▶ [What you will do] Any pictures in the records below must be left out when you repeat the lines from the line containing "Write a component" through the line containing "import * as" exactly.

▶ [Provided data]
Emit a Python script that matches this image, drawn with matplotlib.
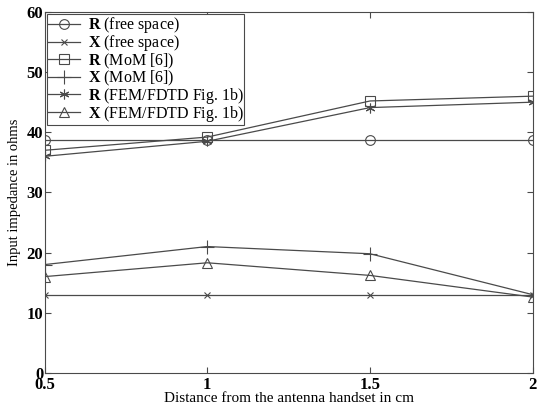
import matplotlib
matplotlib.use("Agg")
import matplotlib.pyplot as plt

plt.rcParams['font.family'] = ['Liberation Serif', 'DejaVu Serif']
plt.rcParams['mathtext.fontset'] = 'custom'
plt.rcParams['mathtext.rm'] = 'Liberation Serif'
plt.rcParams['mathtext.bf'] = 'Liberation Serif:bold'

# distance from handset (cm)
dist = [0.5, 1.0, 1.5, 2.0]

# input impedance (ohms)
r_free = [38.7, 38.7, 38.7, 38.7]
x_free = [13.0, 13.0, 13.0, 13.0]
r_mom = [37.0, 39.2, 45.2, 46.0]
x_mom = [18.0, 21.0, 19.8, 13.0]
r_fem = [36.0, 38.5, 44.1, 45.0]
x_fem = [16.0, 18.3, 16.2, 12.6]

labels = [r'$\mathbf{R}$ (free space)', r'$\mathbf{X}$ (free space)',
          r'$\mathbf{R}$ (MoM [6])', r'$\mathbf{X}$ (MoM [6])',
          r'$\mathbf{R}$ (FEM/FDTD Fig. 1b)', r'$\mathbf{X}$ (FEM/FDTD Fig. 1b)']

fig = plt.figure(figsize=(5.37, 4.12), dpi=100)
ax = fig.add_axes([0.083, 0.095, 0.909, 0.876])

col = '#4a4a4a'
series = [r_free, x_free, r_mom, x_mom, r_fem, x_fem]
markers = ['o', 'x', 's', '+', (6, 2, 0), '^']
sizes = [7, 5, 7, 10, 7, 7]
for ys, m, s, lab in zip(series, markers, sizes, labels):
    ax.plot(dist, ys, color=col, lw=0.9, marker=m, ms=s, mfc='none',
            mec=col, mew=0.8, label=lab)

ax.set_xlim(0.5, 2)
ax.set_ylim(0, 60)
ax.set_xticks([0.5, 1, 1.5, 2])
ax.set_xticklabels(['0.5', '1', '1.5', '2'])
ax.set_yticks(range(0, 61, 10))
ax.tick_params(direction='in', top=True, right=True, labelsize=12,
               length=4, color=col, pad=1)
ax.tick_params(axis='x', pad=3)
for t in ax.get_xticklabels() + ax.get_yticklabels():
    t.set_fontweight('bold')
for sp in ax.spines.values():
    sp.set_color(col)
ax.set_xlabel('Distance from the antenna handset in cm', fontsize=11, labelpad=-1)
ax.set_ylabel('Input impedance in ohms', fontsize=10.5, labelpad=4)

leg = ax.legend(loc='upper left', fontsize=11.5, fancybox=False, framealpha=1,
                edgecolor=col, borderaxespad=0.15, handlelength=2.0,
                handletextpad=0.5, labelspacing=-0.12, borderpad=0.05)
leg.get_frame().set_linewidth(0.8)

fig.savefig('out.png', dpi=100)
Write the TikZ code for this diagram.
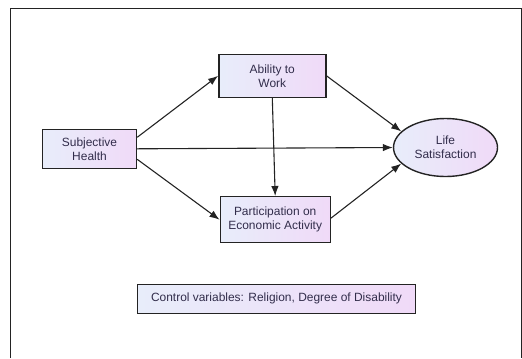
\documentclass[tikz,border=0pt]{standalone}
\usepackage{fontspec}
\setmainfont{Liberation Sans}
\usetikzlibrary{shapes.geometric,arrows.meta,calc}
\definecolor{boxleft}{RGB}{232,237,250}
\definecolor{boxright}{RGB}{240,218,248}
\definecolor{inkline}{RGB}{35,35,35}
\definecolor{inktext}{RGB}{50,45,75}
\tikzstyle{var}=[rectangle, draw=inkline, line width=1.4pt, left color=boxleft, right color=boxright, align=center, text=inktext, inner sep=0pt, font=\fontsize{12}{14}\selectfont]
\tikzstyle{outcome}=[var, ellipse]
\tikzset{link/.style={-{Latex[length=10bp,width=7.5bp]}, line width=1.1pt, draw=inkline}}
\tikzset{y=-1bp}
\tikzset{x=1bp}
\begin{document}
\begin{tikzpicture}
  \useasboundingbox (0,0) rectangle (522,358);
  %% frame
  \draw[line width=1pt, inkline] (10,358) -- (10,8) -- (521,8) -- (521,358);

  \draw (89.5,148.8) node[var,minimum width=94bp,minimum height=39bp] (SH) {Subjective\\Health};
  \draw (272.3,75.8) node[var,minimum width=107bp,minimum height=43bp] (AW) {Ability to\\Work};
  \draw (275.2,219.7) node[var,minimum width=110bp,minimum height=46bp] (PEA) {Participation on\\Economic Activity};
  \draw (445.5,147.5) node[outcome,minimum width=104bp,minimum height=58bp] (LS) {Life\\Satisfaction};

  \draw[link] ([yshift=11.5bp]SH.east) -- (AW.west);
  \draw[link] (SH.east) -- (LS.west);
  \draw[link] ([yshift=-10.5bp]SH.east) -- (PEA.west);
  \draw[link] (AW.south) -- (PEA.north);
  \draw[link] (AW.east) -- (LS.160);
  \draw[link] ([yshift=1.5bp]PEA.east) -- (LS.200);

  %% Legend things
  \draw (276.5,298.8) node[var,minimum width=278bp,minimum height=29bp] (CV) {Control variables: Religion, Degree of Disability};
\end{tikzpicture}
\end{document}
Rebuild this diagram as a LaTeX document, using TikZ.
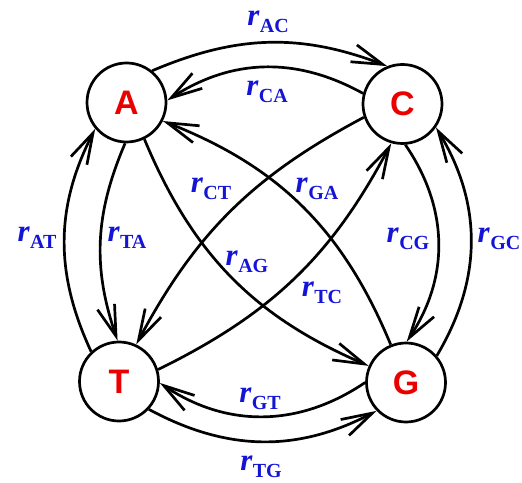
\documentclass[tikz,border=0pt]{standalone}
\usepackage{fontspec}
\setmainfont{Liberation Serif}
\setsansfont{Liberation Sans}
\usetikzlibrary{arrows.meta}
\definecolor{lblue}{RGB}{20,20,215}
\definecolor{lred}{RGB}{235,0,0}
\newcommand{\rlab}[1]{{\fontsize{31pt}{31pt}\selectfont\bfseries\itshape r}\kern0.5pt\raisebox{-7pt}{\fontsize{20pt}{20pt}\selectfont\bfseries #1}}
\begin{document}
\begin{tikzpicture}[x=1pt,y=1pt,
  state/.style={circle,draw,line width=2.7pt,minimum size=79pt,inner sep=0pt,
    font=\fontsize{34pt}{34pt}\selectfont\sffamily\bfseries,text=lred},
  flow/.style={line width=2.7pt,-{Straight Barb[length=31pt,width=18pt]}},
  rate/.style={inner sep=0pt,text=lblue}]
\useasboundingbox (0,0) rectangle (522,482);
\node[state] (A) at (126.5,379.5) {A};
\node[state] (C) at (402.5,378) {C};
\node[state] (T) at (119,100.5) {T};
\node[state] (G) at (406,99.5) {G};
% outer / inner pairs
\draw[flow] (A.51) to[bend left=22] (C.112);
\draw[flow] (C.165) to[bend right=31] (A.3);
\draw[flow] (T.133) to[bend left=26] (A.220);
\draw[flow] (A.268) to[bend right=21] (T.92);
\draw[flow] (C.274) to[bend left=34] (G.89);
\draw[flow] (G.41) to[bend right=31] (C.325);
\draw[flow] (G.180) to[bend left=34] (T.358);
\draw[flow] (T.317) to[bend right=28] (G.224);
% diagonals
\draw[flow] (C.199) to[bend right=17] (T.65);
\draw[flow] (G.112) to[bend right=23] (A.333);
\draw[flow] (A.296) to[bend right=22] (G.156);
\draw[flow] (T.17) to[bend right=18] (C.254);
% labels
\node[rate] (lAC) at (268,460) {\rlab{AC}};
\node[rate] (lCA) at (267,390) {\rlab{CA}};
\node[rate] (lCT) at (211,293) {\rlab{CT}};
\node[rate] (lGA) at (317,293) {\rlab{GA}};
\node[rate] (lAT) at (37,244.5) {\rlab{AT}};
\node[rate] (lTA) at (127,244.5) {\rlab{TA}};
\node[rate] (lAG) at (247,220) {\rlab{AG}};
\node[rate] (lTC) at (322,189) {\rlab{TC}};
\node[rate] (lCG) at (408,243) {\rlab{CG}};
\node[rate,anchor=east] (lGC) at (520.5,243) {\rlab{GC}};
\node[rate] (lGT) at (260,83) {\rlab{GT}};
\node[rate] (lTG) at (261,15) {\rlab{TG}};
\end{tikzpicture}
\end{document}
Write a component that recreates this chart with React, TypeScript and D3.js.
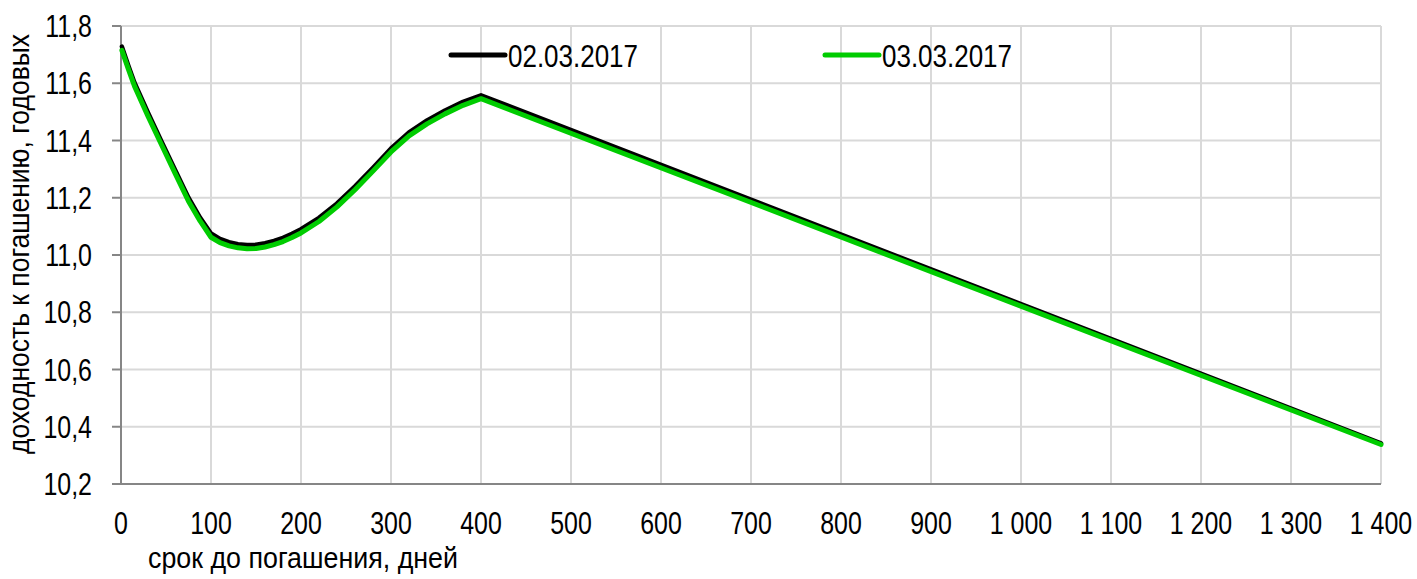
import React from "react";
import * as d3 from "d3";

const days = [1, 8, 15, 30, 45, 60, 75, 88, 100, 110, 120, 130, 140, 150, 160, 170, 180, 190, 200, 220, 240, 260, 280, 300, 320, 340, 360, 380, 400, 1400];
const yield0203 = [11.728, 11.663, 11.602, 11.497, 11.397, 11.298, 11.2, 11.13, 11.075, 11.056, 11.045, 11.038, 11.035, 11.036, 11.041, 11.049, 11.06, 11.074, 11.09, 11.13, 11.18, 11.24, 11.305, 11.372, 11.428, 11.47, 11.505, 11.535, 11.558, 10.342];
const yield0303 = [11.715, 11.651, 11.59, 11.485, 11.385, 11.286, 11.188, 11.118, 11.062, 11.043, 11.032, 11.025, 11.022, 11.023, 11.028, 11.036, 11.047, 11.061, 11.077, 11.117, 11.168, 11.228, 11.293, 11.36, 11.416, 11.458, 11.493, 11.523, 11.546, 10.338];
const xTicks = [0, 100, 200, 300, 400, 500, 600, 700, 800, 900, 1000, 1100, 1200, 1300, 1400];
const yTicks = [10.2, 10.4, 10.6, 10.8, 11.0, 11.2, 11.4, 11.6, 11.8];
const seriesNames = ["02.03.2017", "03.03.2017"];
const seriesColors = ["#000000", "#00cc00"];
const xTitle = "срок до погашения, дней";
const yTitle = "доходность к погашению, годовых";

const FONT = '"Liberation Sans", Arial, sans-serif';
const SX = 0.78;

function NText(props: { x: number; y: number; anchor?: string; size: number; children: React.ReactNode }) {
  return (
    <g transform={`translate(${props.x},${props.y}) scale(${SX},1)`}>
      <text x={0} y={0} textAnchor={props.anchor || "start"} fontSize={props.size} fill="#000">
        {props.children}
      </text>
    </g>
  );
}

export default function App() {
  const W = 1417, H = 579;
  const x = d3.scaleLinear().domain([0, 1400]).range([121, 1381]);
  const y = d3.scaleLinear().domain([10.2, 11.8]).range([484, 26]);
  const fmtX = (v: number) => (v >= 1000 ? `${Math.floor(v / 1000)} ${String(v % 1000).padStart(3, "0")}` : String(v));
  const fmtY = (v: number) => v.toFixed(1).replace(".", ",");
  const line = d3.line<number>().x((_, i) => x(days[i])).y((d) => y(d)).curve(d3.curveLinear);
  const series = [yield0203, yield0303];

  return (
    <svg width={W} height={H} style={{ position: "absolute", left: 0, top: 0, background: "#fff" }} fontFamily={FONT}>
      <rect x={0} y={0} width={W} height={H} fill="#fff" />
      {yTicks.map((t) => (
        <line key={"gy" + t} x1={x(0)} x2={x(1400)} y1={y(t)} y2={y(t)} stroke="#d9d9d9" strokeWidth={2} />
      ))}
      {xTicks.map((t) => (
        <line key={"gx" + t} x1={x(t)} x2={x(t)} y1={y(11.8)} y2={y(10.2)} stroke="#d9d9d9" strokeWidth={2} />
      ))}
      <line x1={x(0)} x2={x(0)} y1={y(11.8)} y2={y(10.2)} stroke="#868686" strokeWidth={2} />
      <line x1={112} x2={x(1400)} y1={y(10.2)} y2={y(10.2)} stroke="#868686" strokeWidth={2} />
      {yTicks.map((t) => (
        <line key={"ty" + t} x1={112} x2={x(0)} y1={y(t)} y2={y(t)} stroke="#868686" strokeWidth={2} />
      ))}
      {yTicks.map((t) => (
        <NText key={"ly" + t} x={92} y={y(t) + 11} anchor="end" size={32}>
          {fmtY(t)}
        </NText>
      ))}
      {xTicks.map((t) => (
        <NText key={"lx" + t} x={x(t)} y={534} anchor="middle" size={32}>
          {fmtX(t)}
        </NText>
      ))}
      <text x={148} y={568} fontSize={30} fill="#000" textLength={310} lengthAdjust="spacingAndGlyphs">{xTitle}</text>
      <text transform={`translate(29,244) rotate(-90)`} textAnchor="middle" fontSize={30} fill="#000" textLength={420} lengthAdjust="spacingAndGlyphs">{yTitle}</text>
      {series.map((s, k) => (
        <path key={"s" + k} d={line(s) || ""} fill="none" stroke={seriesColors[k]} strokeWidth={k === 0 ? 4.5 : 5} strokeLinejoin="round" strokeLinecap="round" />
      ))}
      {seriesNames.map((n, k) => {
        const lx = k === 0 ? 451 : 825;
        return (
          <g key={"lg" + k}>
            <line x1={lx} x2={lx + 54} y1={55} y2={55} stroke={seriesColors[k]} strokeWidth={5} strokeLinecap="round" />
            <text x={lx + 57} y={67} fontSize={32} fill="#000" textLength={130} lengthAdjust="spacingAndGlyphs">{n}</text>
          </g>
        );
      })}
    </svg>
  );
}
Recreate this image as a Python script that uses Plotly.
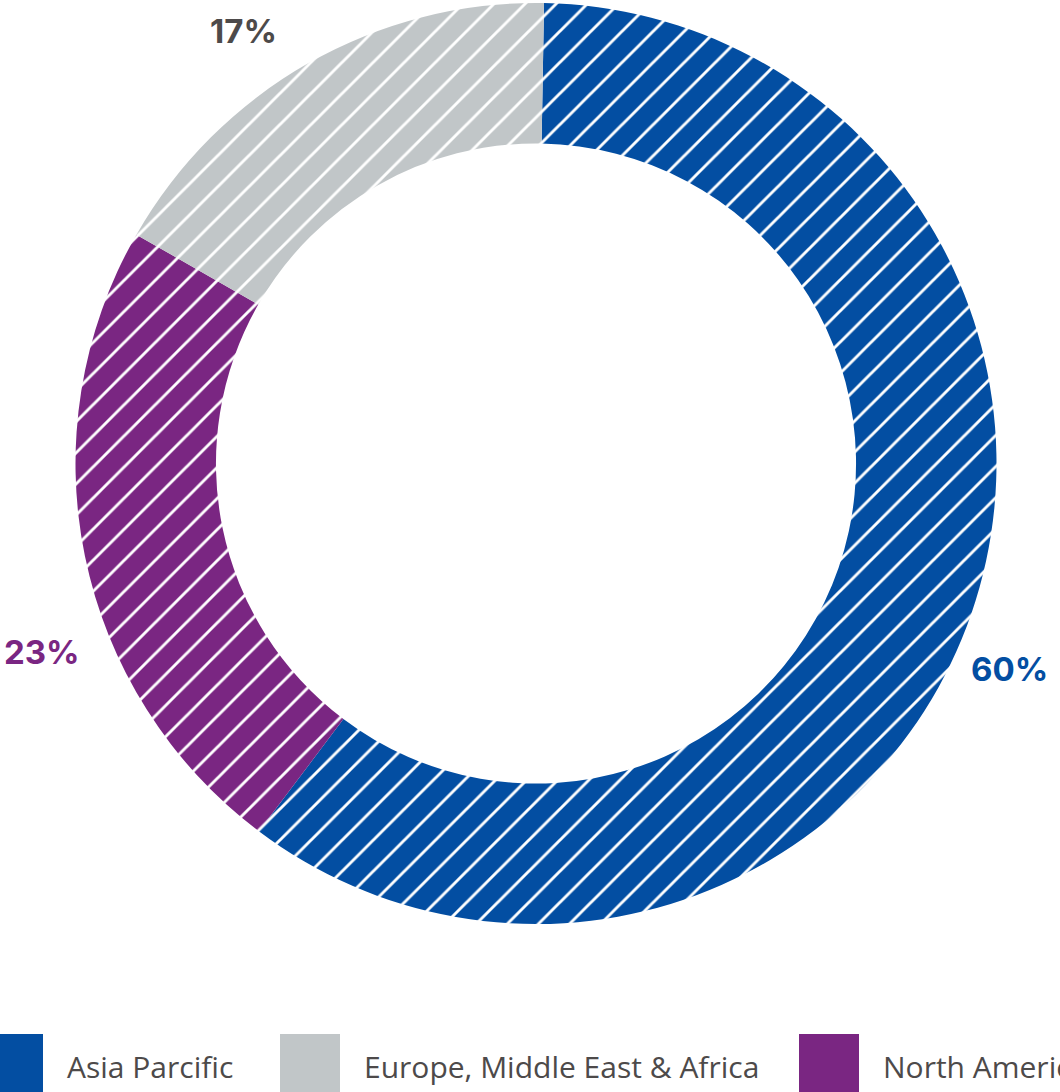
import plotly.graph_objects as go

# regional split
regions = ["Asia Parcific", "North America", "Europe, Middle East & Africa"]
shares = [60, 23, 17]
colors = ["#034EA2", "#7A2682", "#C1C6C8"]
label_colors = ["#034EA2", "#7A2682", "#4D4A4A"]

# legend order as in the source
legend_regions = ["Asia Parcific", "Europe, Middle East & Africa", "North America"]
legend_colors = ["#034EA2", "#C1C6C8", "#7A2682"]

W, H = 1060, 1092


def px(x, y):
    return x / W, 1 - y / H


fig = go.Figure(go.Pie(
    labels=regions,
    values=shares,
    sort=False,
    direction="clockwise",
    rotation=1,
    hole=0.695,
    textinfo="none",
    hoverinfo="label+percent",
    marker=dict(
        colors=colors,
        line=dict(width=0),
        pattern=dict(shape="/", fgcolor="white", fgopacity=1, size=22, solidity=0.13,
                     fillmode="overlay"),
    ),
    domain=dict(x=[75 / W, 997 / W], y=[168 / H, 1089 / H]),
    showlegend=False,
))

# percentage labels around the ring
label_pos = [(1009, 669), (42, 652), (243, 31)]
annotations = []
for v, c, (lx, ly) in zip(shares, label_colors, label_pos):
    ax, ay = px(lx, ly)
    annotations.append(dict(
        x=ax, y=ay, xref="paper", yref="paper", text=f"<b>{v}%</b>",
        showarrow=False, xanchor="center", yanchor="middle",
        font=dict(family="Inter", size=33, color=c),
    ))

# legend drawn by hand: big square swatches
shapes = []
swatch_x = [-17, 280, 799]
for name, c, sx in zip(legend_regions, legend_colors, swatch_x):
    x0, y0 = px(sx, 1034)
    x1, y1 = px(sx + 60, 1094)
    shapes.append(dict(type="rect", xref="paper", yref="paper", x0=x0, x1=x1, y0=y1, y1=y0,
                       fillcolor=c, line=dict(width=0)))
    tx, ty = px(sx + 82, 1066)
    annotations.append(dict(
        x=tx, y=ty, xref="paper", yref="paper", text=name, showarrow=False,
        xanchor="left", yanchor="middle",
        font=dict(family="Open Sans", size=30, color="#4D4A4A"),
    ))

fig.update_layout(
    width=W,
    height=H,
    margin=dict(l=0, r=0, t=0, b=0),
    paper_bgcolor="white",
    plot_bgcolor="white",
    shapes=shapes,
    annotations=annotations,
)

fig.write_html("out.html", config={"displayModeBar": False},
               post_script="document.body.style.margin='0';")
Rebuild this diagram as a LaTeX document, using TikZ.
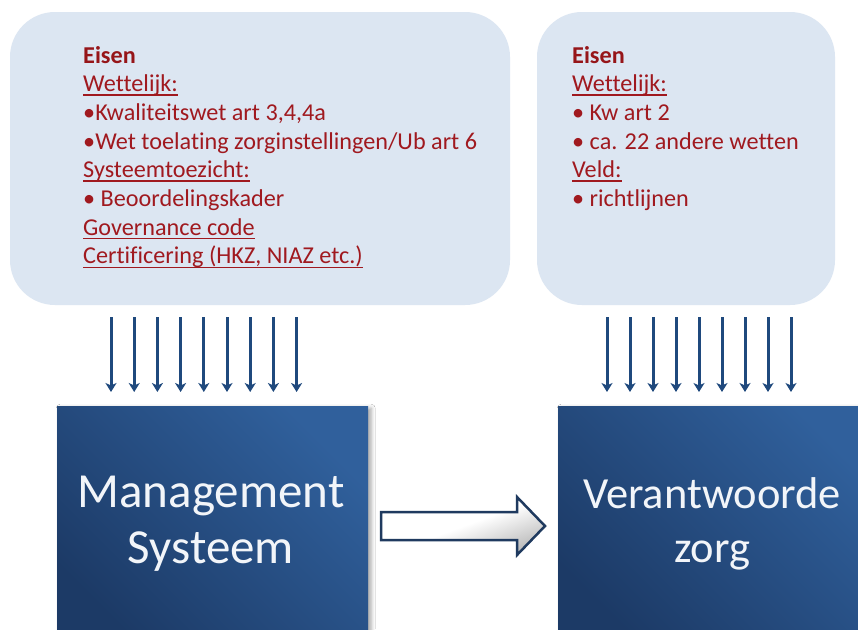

▶ [The solution]
Write a component that recreates this chart with React, TypeScript and D3.js.
import React from "react";
import * as d3 from "d3";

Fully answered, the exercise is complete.